We completed a delightful meal with an equally delightful limoncello and mascarpone cake that was sweet, light, airy, and packed with lemon flavor.
BLL Rotisserie Factory boasts a brick oven rotisserie and they apparently go through a lot of chicken. Besides the dishes we were served, BLL has a chicken pizza, a chicken stromboli, a chicken marsala, a chicken Caesar salad, chicken parmigiana, a couple of chicken subs, and tons more chicken offerings. Pollo dappertutto. But they also put out some darn fine classic Italian fare. There's a nice variety of traditional house-made sauces available with a choice of pastas. We saw another diner with a lobster and shrimp ravioli in vodka sauce in which the shrimp were as big as prawns. My wife's next meal, for sure. And the cannelloni looked pretty good to me.

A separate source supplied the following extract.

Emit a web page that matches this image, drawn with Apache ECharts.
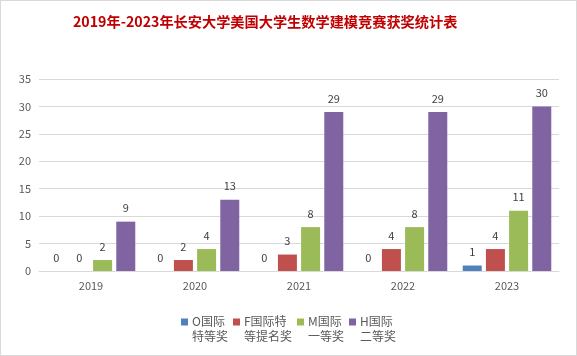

The beverage selection is nice and includes some serviceable wines and domestic and Italian beers, as well as San Pellegrino water and the usual tea and soft drinks.
The prices aren't bad. Some of the seafood specialties clock in at $17.50, but they are the most expensive items on the menu. Antipasti are all in the $5 to $8.25 range and most of the entrees are $10 to $12. Pizza is downright cheap, with a 16” pie going for $11.75.
The restaurant is family owned and family friendly. Owner Simone and his daughter are on hand to mingle with diners and to keep everybody happy and satisfied. Although I had to criticize Willie's Italian, I could not overrate his skills as a server. He was personable, knowledgeable, efficient and attentive without being intrusive. A rare find. No wonder he's been there so long.
BLL Rotisserie Factory is located at 380 Knollwood Street, Suite A, just a stone's throw from the Thruway Shopping Center. Open Monday through Saturday from 11 am to 9:30 pm, parking is adequate, reservations are not required, dress is casual, and families and groups are welcome. Call them at (336) 725-7071 or find them on the web at www.rotisseriefactory.com. They're also on Facebook.
So, a nice Italian restaurant run by a nice Italian family with not a trace of Italian in the name – who'd have thought? Not me. But now that I know better, I'll be making BLL Rotisserie a regular stop.